* WHAT YOU NEED TO DO
Copy out the lines that include the word "with".
■ ■ ■ ■ ■
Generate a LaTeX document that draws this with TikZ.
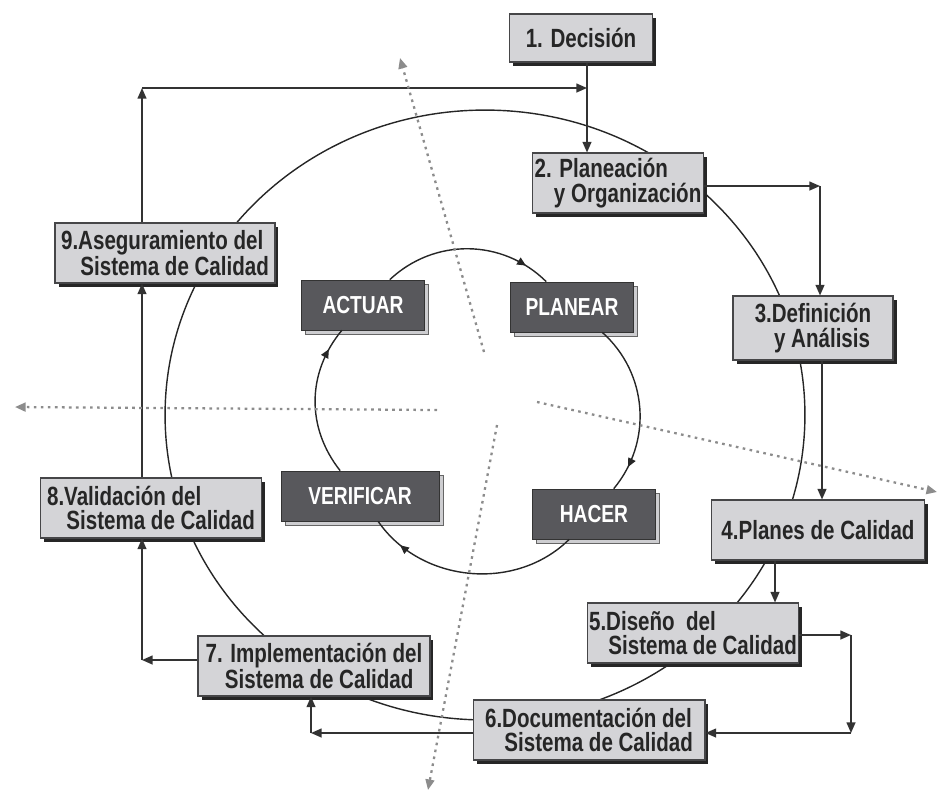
\documentclass[tikz,border=0pt]{standalone}
\usepackage{fontspec}
\newfontfamily\boxfont{Liberation Sans}[FakeStretch=0.78]
\usetikzlibrary{arrows.meta,shadows,decorations.markings}
\definecolor{stepgray} {RGB}{212,212,215}
\definecolor{stepline} {RGB}{ 70, 70, 72}
\definecolor{pdcafill} {RGB}{ 88, 88, 92}
\definecolor{pdcashade}{RGB}{205,205,208}
\definecolor{guidegray}{RGB}{140,140,140}
\newcommand{\secind}{\\\hspace*{11pt}}

\begin{document}
\begin{tikzpicture}[x=0.02cm, y=0.02cm,
    phase/.style={draw=stepline, fill=stepgray, line width=0.6pt, align=left, minimum height=1.2cm, inner sep=1pt, text=black!85,
        font=\boxfont\bfseries\fontsize{15}{13.8}\selectfont,
        drop shadow={shadow xshift=2pt, shadow yshift=-2pt, fill=black!85, opacity=1}},
    pdca/.style={draw=black!80, fill=pdcafill, minimum height=1cm, text=white,
        font=\boxfont\bfseries\fontsize{14}{14}\selectfont,
        drop shadow={shadow xshift=2.3pt, shadow yshift=-2.3pt, fill=pdcashade, draw=black!60, opacity=1}},
    arrow/.style={-{Triangle[length=6pt,width=5pt]}, line width=0.9pt, draw=black!80},
    ring/.style={line width=0.8pt, draw=black!85},
    cyclearc/.style={ring, postaction={decorate}, decoration={markings, mark=at position 0.85 with {\arrow{Triangle[length=5pt,width=4.5pt]}}}},
    guide/.style={draw=guidegray, line width=1.3pt, dash pattern=on 1.5pt off 2.5pt, -{Triangle[length=6pt,width=5pt]}}
]
    \useasboundingbox (0,0) rectangle (940,-796);
    \draw[ring] (485,-415) ellipse [x radius=6.4cm, y radius=6.1cm];

    \node[phase, minimum width=2.86cm, minimum height=0.96cm] (dec) at (581,-38) {1. Decisión};
    \node[phase, minimum width=3.28cm] (plan) at (618,-183) {2. Planeación\secind y Organización};
    \node[phase, minimum width=3.2cm, minimum height=1.28cm] (def) at (813,-328) {3.Definición\secind y Análisis};
    \node[phase, minimum width=4.26cm] (pla) at (818,-530) {4.Planes de Calidad};
    \node[phase, minimum width=4.14cm] (dis) at (693,-633) {5.Diseño~ del\secind Sistema de Calidad};
    \node[phase, minimum width=4.64cm] (doc) at (589,-730) {6.Documentación del\secind Sistema de Calidad};
    \node[phase, minimum width=4.64cm] (imp) at (314,-666) {7. Implementación del\secind Sistema de Calidad};
    \node[phase, minimum width=4.42cm] (val) at (151,-508) {8.Validación del\secind Sistema de Calidad};
    \node[phase, minimum width=4.4cm] (ase) at (165,-253) {9.Aseguramiento del\secind Sistema de Calidad};

    \node[pdca, minimum width=2.46cm] (actuar) at (363,-305) {ACTUAR};
    \node[pdca, minimum width=2.46cm] (planear) at (572,-307) {PLANEAR};
    \node[pdca, minimum width=2.46cm] (hacer) at (594,-514) {HACER};
    \node[pdca, minimum width=3.16cm] (verificar) at (360,-496) {VERIFICAR};

    \draw[cyclearc] (actuar) to[bend left=44] (planear);
    \draw[cyclearc] (planear) to[bend left=44] (hacer);
    \draw[cyclearc] (hacer) to[bend left=50] (verificar);
    \draw[cyclearc] (verificar) to[bend left=39] (actuar);

    \coordinate (topcorner) at (142,-88);
    \coordinate (topjoin) at (587,-88);
    \coordinate (c23) at (820,-186);
    \coordinate (c34) at (822,-360);
    \coordinate (c45) at (775,-560);
    \coordinate (c56) at (851,-635);
    \coordinate (c65) at (851,-733);
    \coordinate (c67) at (311,-733);
    \coordinate (c78) at (142,-660);

    \draw[arrow] (dec.south -| topjoin) -- (plan.north -| topjoin);
    \draw[arrow] (plan.east |- c23) -- (c23);
    \draw[arrow] (c23) -- (def.north -| c23);
    \draw[arrow] (def.south -| c34) -- (pla.north -| c34);
    \draw[arrow] (pla.south -| c45) -- (dis.north -| c45);
    \draw[arrow] (dis.east |- c56) -- (c56);
    \draw[arrow] (c56) -- (c65);
    \draw[arrow] (c65) -- (doc.east |- c65);
    \draw[arrow] (doc.west |- c67) -- (c67);
    \draw[arrow] (c67) -- (imp.south -| c67);
    \draw[arrow] (imp.west |- c78) -- (c78);
    \draw[arrow] (c78) -- (val.south -| c78);
    \draw[arrow] (val.north -| c78) -- (ase.south -| c78);
    \draw[arrow] (ase.north -| topcorner) -- (topcorner);
    \draw[arrow] (topcorner) -- (topjoin);

    \coordinate (gup0) at (484,-352);   \coordinate (gup) at (400,-58);
    \coordinate (gleft0) at (437,-410); \coordinate (gleft) at (15,-407);
    \coordinate (gright0) at (537,-402);\coordinate (gright) at (937,-492);
    \coordinate (gdown0) at (497,-425); \coordinate (gdown) at (428,-790);
    \draw[guide] (gup0) -- (gup);
    \draw[guide] (gleft0) -- (gleft);
    \draw[guide] (gright0) -- (gright);
    \draw[guide] (gdown0) -- (gdown);
\end{tikzpicture}
\end{document}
■ ■ ■ ■ ■
* FULL RESPONSE
Generate a LaTeX document that draws this with TikZ.
    cyclearc/.style={ring, postaction={decorate}, decoration={markings, mark=at position 0.85 with {\arrow{Triangle[length=5pt,width=4.5pt]}}}},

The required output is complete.